Quando da constituição da sociedade comercial, com a integralização do capital social, nasce a pessoa jurídica, com autonomia, vontade e patrimônio próprios, não havendo confusão com a personalidade civil dos sócios, salvo as exceções acima indicadas.
Também o CPC, por meio de seu artigo 596, salienta a separação de patrimônio entre sócios e pessoa jurídica, ao determinar que “os bens particulares dos sócios não responderão pelas dívidas da sociedade senão nos casos previstos em lei”. Em se tratando de sociedade limitada, o Código Civil estabelece que a responsabilidade de cada sócio é restrita ao valor de suas quotas, conforme redação do artigo 1.052.

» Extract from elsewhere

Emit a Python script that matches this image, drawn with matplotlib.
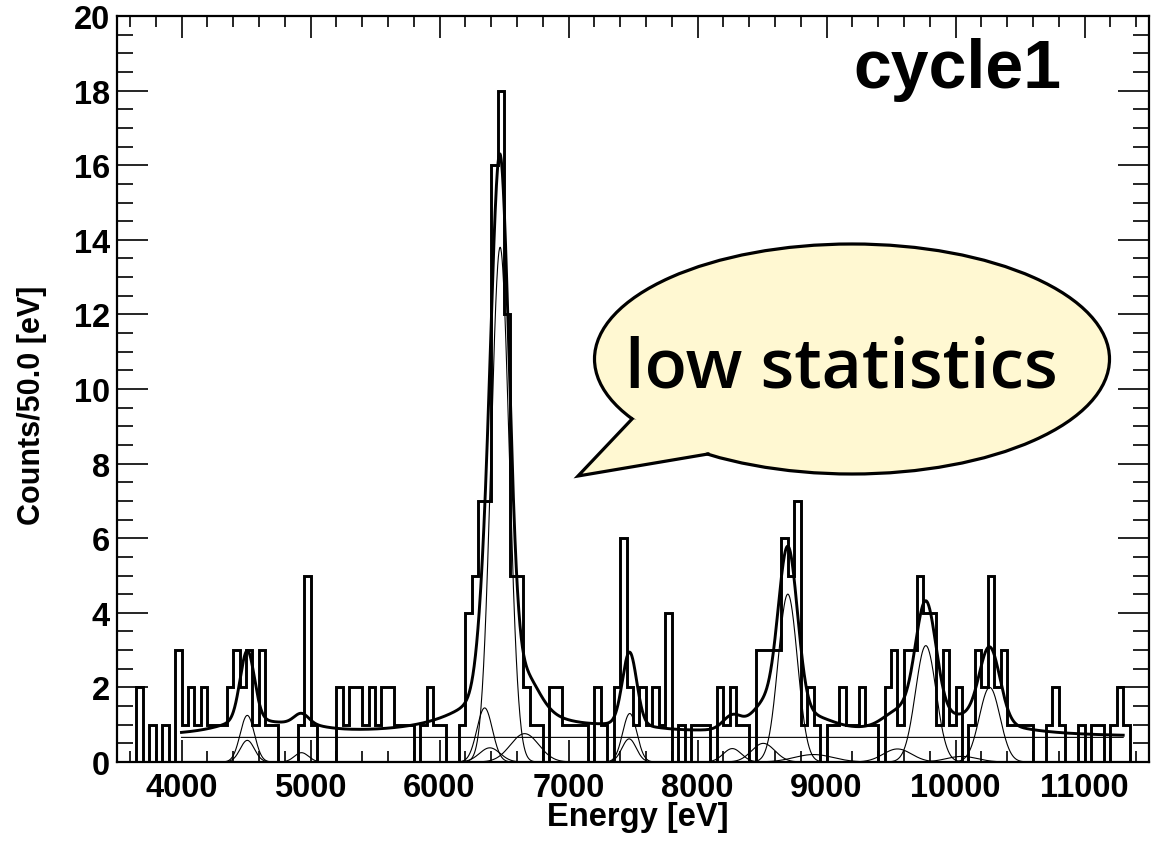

Por fim, ressalte-se que o artigo 13 da Lei n.º 8620/93, restou revogado pelo art. 79, VII, da Lei n.º 11.941/2009 . O dispositivo revogado aduzia que quanto aos débitos junto à Seguridade Social, eram responsáveis solidários o titular da firma individual e os sócios das empresas por cotas de responsabilidade limitada. Igual situação se aplicava aos acionistas controladores, administradores, gerentes e diretores, os quais estavam obrigados a responder solidariamente e subsidiariamente, com seus bens pessoais, quanto ao inadimplemento das obrigações para com a Seguridade Social. Tal obrigação se dava nos casos de inadimplemento doloso ou culposo.

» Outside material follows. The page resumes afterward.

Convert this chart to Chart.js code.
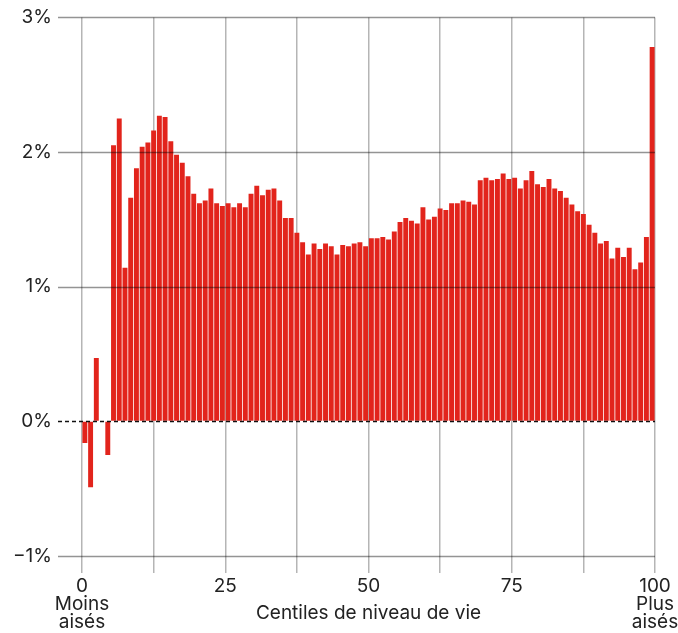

Espera-se que agora, a partir da orientação jurisprudencial emanada pela mais alta instância do Poder Judiciário brasileiro, o Fisco abstenha-se de tais práticas, e que os Juízes e Tribunais apliquem o teor da Súmula, rechaçando assim medidas ilegais perpetradas pelo Estado em detrimento do contribuinte.